> **SHORT PROBLEM**
Write out all of the data without omission, exactly as shown.

## START

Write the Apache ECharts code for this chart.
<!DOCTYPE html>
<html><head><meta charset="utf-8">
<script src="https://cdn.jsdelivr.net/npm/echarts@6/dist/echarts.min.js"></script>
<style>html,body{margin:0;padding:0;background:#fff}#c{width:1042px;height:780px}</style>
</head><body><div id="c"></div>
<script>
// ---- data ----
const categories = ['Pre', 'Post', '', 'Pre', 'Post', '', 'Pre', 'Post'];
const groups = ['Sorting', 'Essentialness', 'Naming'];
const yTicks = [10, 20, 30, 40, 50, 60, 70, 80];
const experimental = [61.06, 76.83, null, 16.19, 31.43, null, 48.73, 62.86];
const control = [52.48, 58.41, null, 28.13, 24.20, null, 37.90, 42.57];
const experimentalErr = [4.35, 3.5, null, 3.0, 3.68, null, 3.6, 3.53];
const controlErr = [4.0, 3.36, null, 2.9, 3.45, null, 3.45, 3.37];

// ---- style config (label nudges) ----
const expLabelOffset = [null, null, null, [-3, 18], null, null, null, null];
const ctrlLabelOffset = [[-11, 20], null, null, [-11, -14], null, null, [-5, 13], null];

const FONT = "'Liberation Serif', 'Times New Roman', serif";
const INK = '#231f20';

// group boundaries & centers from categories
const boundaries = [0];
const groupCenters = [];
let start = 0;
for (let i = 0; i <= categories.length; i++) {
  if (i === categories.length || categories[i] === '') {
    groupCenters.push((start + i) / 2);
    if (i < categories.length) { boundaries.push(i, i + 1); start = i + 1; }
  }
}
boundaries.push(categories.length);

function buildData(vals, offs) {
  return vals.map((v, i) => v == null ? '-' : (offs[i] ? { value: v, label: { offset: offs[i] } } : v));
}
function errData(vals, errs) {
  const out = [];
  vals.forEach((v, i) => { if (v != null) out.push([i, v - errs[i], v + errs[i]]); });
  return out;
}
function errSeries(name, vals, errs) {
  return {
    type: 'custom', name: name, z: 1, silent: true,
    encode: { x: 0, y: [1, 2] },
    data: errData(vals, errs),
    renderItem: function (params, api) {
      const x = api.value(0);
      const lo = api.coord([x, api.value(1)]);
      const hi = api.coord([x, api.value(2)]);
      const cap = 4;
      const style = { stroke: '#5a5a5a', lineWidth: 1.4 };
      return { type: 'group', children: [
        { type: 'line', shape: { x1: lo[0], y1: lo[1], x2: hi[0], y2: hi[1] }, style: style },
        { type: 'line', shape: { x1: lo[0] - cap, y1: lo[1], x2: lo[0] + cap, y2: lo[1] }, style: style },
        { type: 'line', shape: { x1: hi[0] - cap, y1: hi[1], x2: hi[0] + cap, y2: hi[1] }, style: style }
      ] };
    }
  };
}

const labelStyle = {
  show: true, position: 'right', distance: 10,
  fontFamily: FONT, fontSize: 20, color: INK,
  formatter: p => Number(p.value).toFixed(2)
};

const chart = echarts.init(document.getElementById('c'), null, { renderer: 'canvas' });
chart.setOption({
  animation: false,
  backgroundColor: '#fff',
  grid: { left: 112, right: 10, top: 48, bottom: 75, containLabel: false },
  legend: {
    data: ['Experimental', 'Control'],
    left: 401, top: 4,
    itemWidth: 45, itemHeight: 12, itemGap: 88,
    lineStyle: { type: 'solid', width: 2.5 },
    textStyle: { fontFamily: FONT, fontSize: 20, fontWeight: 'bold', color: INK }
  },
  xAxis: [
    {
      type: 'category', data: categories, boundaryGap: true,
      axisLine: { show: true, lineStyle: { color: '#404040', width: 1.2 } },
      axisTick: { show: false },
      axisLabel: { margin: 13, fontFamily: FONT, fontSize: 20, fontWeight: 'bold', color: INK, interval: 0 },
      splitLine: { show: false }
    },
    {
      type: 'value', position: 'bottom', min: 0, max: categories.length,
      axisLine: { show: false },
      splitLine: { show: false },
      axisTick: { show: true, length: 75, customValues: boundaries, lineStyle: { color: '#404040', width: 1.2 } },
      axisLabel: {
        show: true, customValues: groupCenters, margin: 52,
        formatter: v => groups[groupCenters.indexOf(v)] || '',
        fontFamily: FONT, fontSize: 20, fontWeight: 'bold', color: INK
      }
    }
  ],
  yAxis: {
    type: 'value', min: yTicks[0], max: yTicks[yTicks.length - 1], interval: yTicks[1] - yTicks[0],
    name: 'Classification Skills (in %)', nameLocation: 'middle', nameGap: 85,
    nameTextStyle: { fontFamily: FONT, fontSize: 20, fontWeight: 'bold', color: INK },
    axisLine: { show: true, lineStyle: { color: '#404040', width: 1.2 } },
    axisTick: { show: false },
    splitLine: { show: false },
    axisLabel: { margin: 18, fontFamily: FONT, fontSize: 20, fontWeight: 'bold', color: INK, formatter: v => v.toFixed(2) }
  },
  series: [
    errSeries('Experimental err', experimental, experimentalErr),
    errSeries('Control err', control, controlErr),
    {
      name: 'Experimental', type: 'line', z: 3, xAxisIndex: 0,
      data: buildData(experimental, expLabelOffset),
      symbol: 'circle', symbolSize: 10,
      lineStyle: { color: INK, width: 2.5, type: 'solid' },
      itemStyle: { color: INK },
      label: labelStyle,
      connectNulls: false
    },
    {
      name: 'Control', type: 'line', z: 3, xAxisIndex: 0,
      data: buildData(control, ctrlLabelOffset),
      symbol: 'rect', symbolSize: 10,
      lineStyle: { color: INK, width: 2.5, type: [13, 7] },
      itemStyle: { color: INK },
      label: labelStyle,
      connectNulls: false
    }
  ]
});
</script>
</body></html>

## END

> **ANSWER TO THIS EXERCISE**
Write the Apache ECharts code for this chart.
<!DOCTYPE html>
<html><head><meta charset="utf-8">
<script src="https://cdn.jsdelivr.net/npm/echarts@6/dist/echarts.min.js"></script>
<style>html,body{margin:0;padding:0;background:#fff}#c{width:1042px;height:780px}</style>
</head><body><div id="c"></div>
<script>
// ---- data ----
const categories = ['Pre', 'Post', '', 'Pre', 'Post', '', 'Pre', 'Post'];
const groups = ['Sorting', 'Essentialness', 'Naming'];
const yTicks = [10, 20, 30, 40, 50, 60, 70, 80];
const experimental = [61.06, 76.83, null, 16.19, 31.43, null, 48.73, 62.86];
const control = [52.48, 58.41, null, 28.13, 24.20, null, 37.90, 42.57];
const experimentalErr = [4.35, 3.5, null, 3.0, 3.68, null, 3.6, 3.53];
const controlErr = [4.0, 3.36, null, 2.9, 3.45, null, 3.45, 3.37];

// ---- style config (label nudges) ----
const expLabelOffset = [null, null, null, [-3, 18], null, null, null, null];
const ctrlLabelOffset = [[-11, 20], null, null, [-11, -14], null, null, [-5, 13], null];

const FONT = "'Liberation Serif', 'Times New Roman', serif";
const INK = '#231f20';

// group boundaries & centers from categories
const boundaries = [0];
const groupCenters = [];
let start = 0;
for (let i = 0; i <= categories.length; i++) {
  if (i === categories.length || categories[i] === '') {
    groupCenters.push((start + i) / 2);
    if (i < categories.length) { boundaries.push(i, i + 1); start = i + 1; }
  }
}
boundaries.push(categories.length);

function buildData(vals, offs) {
  return vals.map((v, i) => v == null ? '-' : (offs[i] ? { value: v, label: { offset: offs[i] } } : v));
}
function errData(vals, errs) {
  const out = [];
  vals.forEach((v, i) => { if (v != null) out.push([i, v - errs[i], v + errs[i]]); });
  return out;
}
function errSeries(name, vals, errs) {
  return {
    type: 'custom', name: name, z: 1, silent: true,
    encode: { x: 0, y: [1, 2] },
    data: errData(vals, errs),
    renderItem: function (params, api) {
      const x = api.value(0);
      const lo = api.coord([x, api.value(1)]);
      const hi = api.coord([x, api.value(2)]);
      const cap = 4;
      const style = { stroke: '#5a5a5a', lineWidth: 1.4 };
      return { type: 'group', children: [
        { type: 'line', shape: { x1: lo[0], y1: lo[1], x2: hi[0], y2: hi[1] }, style: style },
        { type: 'line', shape: { x1: lo[0] - cap, y1: lo[1], x2: lo[0] + cap, y2: lo[1] }, style: style },
        { type: 'line', shape: { x1: hi[0] - cap, y1: hi[1], x2: hi[0] + cap, y2: hi[1] }, style: style }
      ] };
    }
  };
}

const labelStyle = {
  show: true, position: 'right', distance: 10,
  fontFamily: FONT, fontSize: 20, color: INK,
  formatter: p => Number(p.value).toFixed(2)
};

const chart = echarts.init(document.getElementById('c'), null, { renderer: 'canvas' });
chart.setOption({
  animation: false,
  backgroundColor: '#fff',
  grid: { left: 112, right: 10, top: 48, bottom: 75, containLabel: false },
  legend: {
    data: ['Experimental', 'Control'],
    left: 401, top: 4,
    itemWidth: 45, itemHeight: 12, itemGap: 88,
    lineStyle: { type: 'solid', width: 2.5 },
    textStyle: { fontFamily: FONT, fontSize: 20, fontWeight: 'bold', color: INK }
  },
  xAxis: [
    {
      type: 'category', data: categories, boundaryGap: true,
      axisLine: { show: true, lineStyle: { color: '#404040', width: 1.2 } },
      axisTick: { show: false },
      axisLabel: { margin: 13, fontFamily: FONT, fontSize: 20, fontWeight: 'bold', color: INK, interval: 0 },
      splitLine: { show: false }
    },
    {
      type: 'value', position: 'bottom', min: 0, max: categories.length,
      axisLine: { show: false },
      splitLine: { show: false },
      axisTick: { show: true, length: 75, customValues: boundaries, lineStyle: { color: '#404040', width: 1.2 } },
      axisLabel: {
        show: true, customValues: groupCenters, margin: 52,
        formatter: v => groups[groupCenters.indexOf(v)] || '',
        fontFamily: FONT, fontSize: 20, fontWeight: 'bold', color: INK
      }
    }
  ],
  yAxis: {
    type: 'value', min: yTicks[0], max: yTicks[yTicks.length - 1], interval: yTicks[1] - yTicks[0],
    name: 'Classification Skills (in %)', nameLocation: 'middle', nameGap: 85,
    nameTextStyle: { fontFamily: FONT, fontSize: 20, fontWeight: 'bold', color: INK },
    axisLine: { show: true, lineStyle: { color: '#404040', width: 1.2 } },
    axisTick: { show: false },
    splitLine: { show: false },
    axisLabel: { margin: 18, fontFamily: FONT, fontSize: 20, fontWeight: 'bold', color: INK, formatter: v => v.toFixed(2) }
  },
  series: [
    errSeries('Experimental err', experimental, experimentalErr),
    errSeries('Control err', control, controlErr),
    {
      name: 'Experimental', type: 'line', z: 3, xAxisIndex: 0,
      data: buildData(experimental, expLabelOffset),
      symbol: 'circle', symbolSize: 10,
      lineStyle: { color: INK, width: 2.5, type: 'solid' },
      itemStyle: { color: INK },
      label: labelStyle,
      connectNulls: false
    },
    {
      name: 'Control', type: 'line', z: 3, xAxisIndex: 0,
      data: buildData(control, ctrlLabelOffset),
      symbol: 'rect', symbolSize: 10,
      lineStyle: { color: INK, width: 2.5, type: [13, 7] },
      itemStyle: { color: INK },
      label: labelStyle,
      connectNulls: false
    }
  ]
});
</script>
</body></html>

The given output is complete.